Look at you. You are from everywhere. Look at us and you will see how more diverse America has grown in the last 30-plus years. The terrorists killed people who came to America not to die, but dream, from every continent, from dozens of countries, most every religion on the face of the earth, including, in large numbers, Islam. They, those that died in New York, the Pentagon, and Pennsylvania, are part of a very different world and a very different worldview than those who killed them. Now I would submit to you that we are now in a struggle for the soul of the 21st century and the world in which you students live and raise your own children and make your own way. I believe that there are several things that as Americans we ought to do and I would like to outline them in a fairly direct fashion.

First, we have to win the fight we are in and in that I urge you to keep three things in mind. First of all, terror, the killing of noncombatants for economic, political, or religious reasons, has a very long history, as long as organized combat itself, and yet it has never succeeded as a military strategy standing on its own. But it has been around a long time. Those of us who come from various European lineages are not blameless. Indeed, in the first Crusade, when the Christian soldiers took Jerusalem, they first burned a synagogue with 300 Jews in it, and proceeded to kill every woman and child who was Muslim on the Temple Mount. The contemporaneous descriptions of the event describe soldiers walking on the Temple Mount, a holy place to Christians, with blood running up to their knees. I can tell you that that story is still being told today in the Middle East and we are still paying for it. Here in the United States, we were founded as a nation that practiced slavery and slaves were, quite frequently, killed even though they were innocent. This country once looked the other way when significant numbers of Native Americans were dispossessed and killed to get their land or their mineral rights or because they were thought of as less than fully human and we are still paying the price today. Even in the 20th century in America people were terrorized or killed because of their race. And even today, though we have continued to walk, sometimes to stumble, in the right direction, we still have the occasional hate crime rooted in race, religion, or sexual orientation. So terror has a long history.

The second point I want to make is, in that long history, no terrorist campaign standing on its own has ever won, and conventional military strategies that have included terrorism with it have won because of conventional military power, and terrorism has normally been a negative. I will just give you one example from my childhood. In the Civil War, General Sherman waged a brilliant military campaign to cut through the South and go to Atlanta. It was significant and very helpful in bringing the Civil War to a close in a way to, thank God, save the Union. On the way, General Sherman practiced a relatively mild form of terrorism -- he did not kill civilians, but he burned all the farms and then he burned Atlanta, trying to break the spirit of the Confederates. It had nothing whatever to do with winning the Civil War, but it was a story that was told for a hundred years later, and prevented America from coming together as we might otherwise have done. When I was a boy growing up in the segregated South, when we should have been thinking about how we were going to integrate the schools and give people equal opportunity, people were making excuses for unconscionable behavior by talking about what Sherman had done a hundred years ago. So, it is important to remember that normally terrorism has backfired and never has it succeeded on its own.

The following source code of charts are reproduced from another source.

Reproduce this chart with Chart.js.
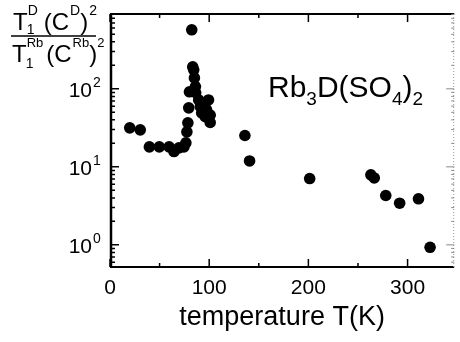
<!DOCTYPE html>
<html>
<head>
<meta charset="utf-8">
<script src="https://cdn.jsdelivr.net/npm/chart.js@4"></script>
<style>
  html, body { margin: 0; padding: 0; background: #fff; }
  canvas { display: block; }
</style>
</head>
<body>
<canvas id="grafico" width="460" height="342"></canvas>
<script>
// temperatura (K) e razao T1 C^2
const temperatura = [19.9, 30.5, 39.7, 49.7, 59.6, 64.5, 69.5, 74.5, 76.5, 77.5, 78.5, 79.4, 80.1,
    82.4, 83.4, 84.4, 85.1, 86.1, 86.4, 89.4, 91.1, 92.4, 96, 99.3, 101, 101, 97.3,
    136, 140.7, 201.3, 263, 266.4, 278, 292, 311, 322.7];
const razao = [31.6, 29.8, 18.0, 18.0, 18.0, 15.7, 17.5, 18.0, 20.3, 28.1, 36.6, 57, 91.6,
    571, 191, 175, 138, 107, 89, 72, 59, 49, 44, 72, 46, 37, 54,
    25.2, 11.9, 7.08, 7.9, 7.2, 4.29, 3.42, 3.89, 0.93];
const ticksX = [0, 100, 200, 300];
const ticksXMenores = [50, 150, 250];
const decadasY = [1, 10, 100];
const expoentesY = ['0', '1', '2'];

const fonte = '"Liberation Sans", Arial, sans-serif';

(function () {
    const canvas = document.getElementById('grafico');
    if (!canvas || typeof Chart === 'undefined') {
        return;
    }

    function texto(ctx, t, x, y, tam) {
        ctx.font = tam + 'px ' + fonte;
        ctx.fillText(t, x, y);
        return x + ctx.measureText(t).width;
    }

    // fracao do eixo y, escrita a mao
    function rotuloFracao(ctx) {
        const g = 24, p = 14, q = 13;
        ctx.save();
        ctx.fillStyle = '#000';
        ctx.textBaseline = 'alphabetic';
        ctx.textAlign = 'left';

        let x = texto(ctx, 'T', 13, 30, g);
        let a = texto(ctx, '1', x - 1, 34, p);
        let b = texto(ctx, 'D', x, 15, p);
        x = Math.max(a, b) + 6;
        x = texto(ctx, '(C', x, 30, g);
        x = texto(ctx, 'D', x + 1, 15, p);
        x = texto(ctx, ')', x, 30, g);
        texto(ctx, '2', x + 1, 15, p);

        x = texto(ctx, 'T', 12, 62, g);
        a = texto(ctx, '1', x - 1, 68, p);
        b = texto(ctx, 'Rb', x, 47, q);
        x = Math.max(a, b) + 3;
        x = texto(ctx, '(C', x, 62, g);
        x = texto(ctx, 'Rb', x + 1, 47, q);
        x = texto(ctx, ')', x, 62, g);
        texto(ctx, '2', x, 47, q);

        ctx.strokeStyle = '#000';
        ctx.lineWidth = 1.5;
        ctx.beginPath();
        ctx.moveTo(11, 36);
        ctx.lineTo(96, 36);
        ctx.stroke();
        ctx.restore();
    }

    const molduraPlugin = {
        id: 'moldura',
        afterDraw(chart) {
            const ctx = chart.ctx;
            const area = chart.chartArea;
            const sx = chart.scales.x;
            const sy = chart.scales.y;

            ctx.save();
            ctx.strokeStyle = '#000';

            // bordas
            ctx.lineWidth = 2.5;
            ctx.beginPath();
            ctx.moveTo(area.left + 1, area.top);
            ctx.lineTo(area.left + 1, area.bottom);
            ctx.stroke();
            ctx.lineWidth = 2;
            ctx.beginPath();
            ctx.moveTo(area.left, area.bottom);
            ctx.lineTo(area.right, area.bottom);
            ctx.moveTo(area.left, area.top);
            ctx.lineTo(area.right, area.top);
            ctx.stroke();

            ctx.save();
            ctx.strokeStyle = '#9a9a9a';
            ctx.lineWidth = 1;
            ctx.setLineDash([1, 2]);
            ctx.beginPath();
            ctx.moveTo(area.right - 0.5, area.top);
            ctx.lineTo(area.right - 0.5, area.bottom);
            ctx.stroke();
            ctx.restore();

            // marcas do eixo x (para dentro)
            ctx.lineWidth = 1.5;
            ctx.beginPath();
            ticksX.forEach(function (v) {
                const px = sx.getPixelForValue(v);
                ctx.moveTo(px, area.bottom);
                ctx.lineTo(px, area.bottom - 8);
                ctx.moveTo(px, area.top);
                ctx.lineTo(px, area.top + 8);
            });
            ticksXMenores.forEach(function (v) {
                const px = sx.getPixelForValue(v);
                ctx.moveTo(px, area.bottom);
                ctx.lineTo(px, area.bottom - 4);
                ctx.moveTo(px, area.top);
                ctx.lineTo(px, area.top + 4);
            });
            ctx.stroke();

            // marcas logaritmicas do eixo y
            ctx.beginPath();
            [0.1, 1, 10, 100].forEach(function (dec) {
                for (let m = 1; m <= 9; m++) {
                    const v = dec * m;
                    if (v < sy.min || v > sy.max) {
                        continue;
                    }
                    const py = sy.getPixelForValue(v);
                    const len = m === 1 ? 9 : 5;
                    ctx.moveTo(area.left, py);
                    ctx.lineTo(area.left + len, py);
                }
            });
            ctx.stroke();

            ctx.strokeStyle = '#888';
            ctx.lineWidth = 1;
            ctx.beginPath();
            [0.1, 1, 10, 100].forEach(function (dec) {
                for (let m = 1; m <= 9; m++) {
                    const v = dec * m;
                    if (v < sy.min || v > sy.max) {
                        continue;
                    }
                    const py = sy.getPixelForValue(v);
                    const len = m === 1 ? 8 : 3;
                    ctx.moveTo(area.right, py);
                    ctx.lineTo(area.right - len, py);
                }
            });
            ctx.stroke();

            // rotulos 10^n
            ctx.fillStyle = '#000';
            ctx.textBaseline = 'middle';
            decadasY.forEach(function (v, i) {
                const py = sy.getPixelForValue(v);
                ctx.font = '21px ' + fonte;
                ctx.textAlign = 'right';
                ctx.fillText('10', 92, py + 2);
                ctx.font = '14px ' + fonte;
                ctx.textAlign = 'left';
                ctx.fillText(expoentesY[i], 93, py - 6);
            });

            // formula quimica
            ctx.textAlign = 'left';
            ctx.textBaseline = 'alphabetic';
            let x = texto(ctx, 'Rb', 268, 97, 30);
            x = texto(ctx, '3', x, 105, 19);
            x = texto(ctx, 'D(SO', x, 97, 30);
            x = texto(ctx, '4', x, 105, 19);
            x = texto(ctx, ')', x, 97, 30);
            texto(ctx, '2', x, 105, 19);

            rotuloFracao(ctx);
            ctx.restore();
        }
    };

    new Chart(canvas, {
        type: 'scatter',
        data: {
            datasets: [{
                label: 'Rb3D(SO4)2',
                data: temperatura.map(function (t, i) {
                    return { x: t, y: razao[i] };
                }),
                pointRadius: 5.8,
                pointHoverRadius: 5.8,
                backgroundColor: '#000',
                borderWidth: 0
            }]
        },
        options: {
            responsive: false,
            animation: false,
            layout: {
                padding: { left: 0, top: 14, right: 1, bottom: 0 }
            },
            scales: {
                x: {
                    type: 'linear',
                    min: 0,
                    max: 347,
                    grid: { display: false, drawTicks: false },
                    border: { display: false },
                    ticks: {
                        stepSize: 100,
                        includeBounds: false,
                        padding: 9,
                        color: '#000',
                        font: { family: fonte, size: 21 }
                    },
                    title: {
                        display: true,
                        text: 'temperature T(K)',
                        color: '#000',
                        font: { family: fonte, size: 27 },
                        padding: { top: 0, bottom: 8 }
                    },
                    afterFit: function (scale) {
                        scale.height = 75;
                    }
                },
                y: {
                    type: 'logarithmic',
                    min: 0.52,
                    max: 910,
                    grid: { display: false, drawTicks: false },
                    border: { display: false },
                    ticks: { display: false },
                    afterFit: function (scale) {
                        scale.width = 110;
                    }
                }
            },
            plugins: {
                legend: { display: false },
                tooltip: { enabled: false }
            }
        },
        plugins: [molduraPlugin]
    });
})();
</script>
</body>
</html>
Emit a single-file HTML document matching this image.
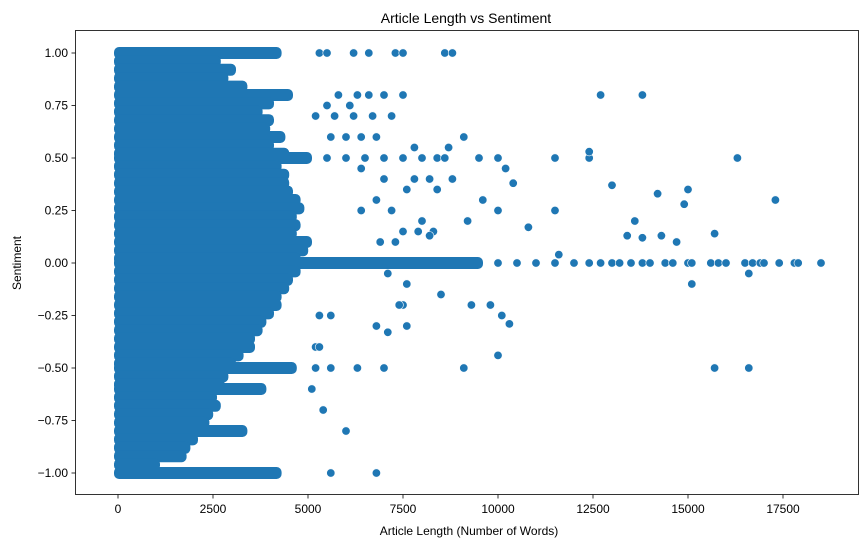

The third point I want to make is that offense always wins first. Ever since the first person walked out of a cave with a club and before people figured out you could put sticks together and stretch an animal skin over it and make it a shield, the people who take up arms win first, and then sooner or later, hopefully sooner, decent people get together and figure out how to defend themselves. When we were born, people thought there would never be a way to defend against continuing nuclear war and we would exterminate ourselves and we found the only known defense, which was mutually assured destruction, but it worked, and no bomb was ever dropped again after Hiroshima and Nagasaki.